Congress continues probe into missing e-mails
House lawmakers wrangle over whether White House conducted government business from political e-mail accounts.
Despite urging from House Democrats, the administration has yet to collect server backup tapes from the Republican National Committee for an investigation into whether government business was conducted from members' e-mail accounts and improperly preserved. Bipartisan lawmakers debated the merits of digging up such information at a hearing Tuesday.
The squabble between Democrats and Republicans occurred during a hearing before the House Oversight and Government Reform Committee about the preservation of electronic records by the White House, which has been under fire since a 2005 analysis identified more than 700 days during 2003 in which e-mail records were either unrealistically low in number, or nonexistent. Lawmakers also have raised questions about high-ranking administration officials using RNC e-mail accounts to potentially conduct government business. The 1978 Presidential Records Act requires that such electronic documents be archived, but the RNC reported that it did not preserve any e-mails for more than 50 officials, and saved few e-mails for 30 other officials before fall 2006.
Theresa Payton, chief information officer for the White House's Office of Administration, reiterated previous claims that backups for all e-mails missing from the White House systems should exist, but that she wouldn't know for sure until a full analysis was completed. Payton said that while a re-inventory is nearly finished, more than 17 million e-mails are not attributed to specific "components," such as individual e-mail accounts. She estimated the cost of the entire project will reach $15 million or more.
Payton said the investigation into missing RNC e-mails is not part of the analysis because it is outside the jurisdiction of the Executive Office of the President. The White House has made no effort to acquire any RNC backup tapes.
"The White House has the responsibility to preserve e-mails, and if some of those are at RNC, the White House has the responsibility to get them," Chairman Henry Waxman, D-Calif., said, pointing out that then-White House Deputy Chief of Staff Karl Rove used his RNC account to send more than 95 percent of e-mails between 2001 and 2003 -- during the same period that the administration was making a case for invading Iraq. "It looks like the White House has done nothing [to track down these e-mails]," Waxman said.

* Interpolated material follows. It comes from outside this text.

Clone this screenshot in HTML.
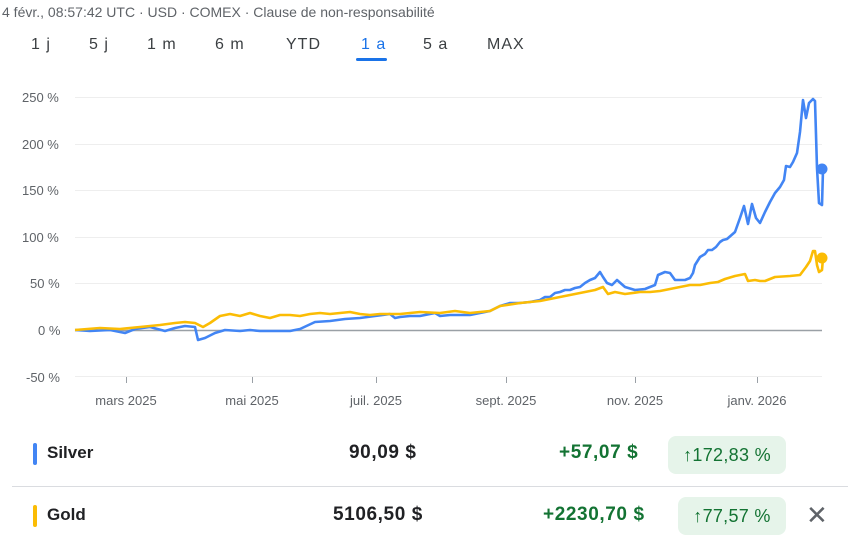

Rep. Tom Davis, R-Va., ranking member on the House Government Reform panel, recommended that the Office of Administration release some "hard and fast rules" that outline guidelines for preserving electronic records created on nongovernment systems.
Other House Republicans argued amid testimony that Congress should not assume e-mails sent from RNC accounts involved government business, arguing that the messages could have been of a political nature -- such as campaign strategies -- and therefore not legally permitted on government systems under the 1939 Hatch Act. Rep. Darrell Issa, R-Calif., said evidence of presidential records on the RNC's systems should be present before Congress demands the backup tapes. "Do any of you know of inappropriate activity? [Or] is this a fishing expedition?"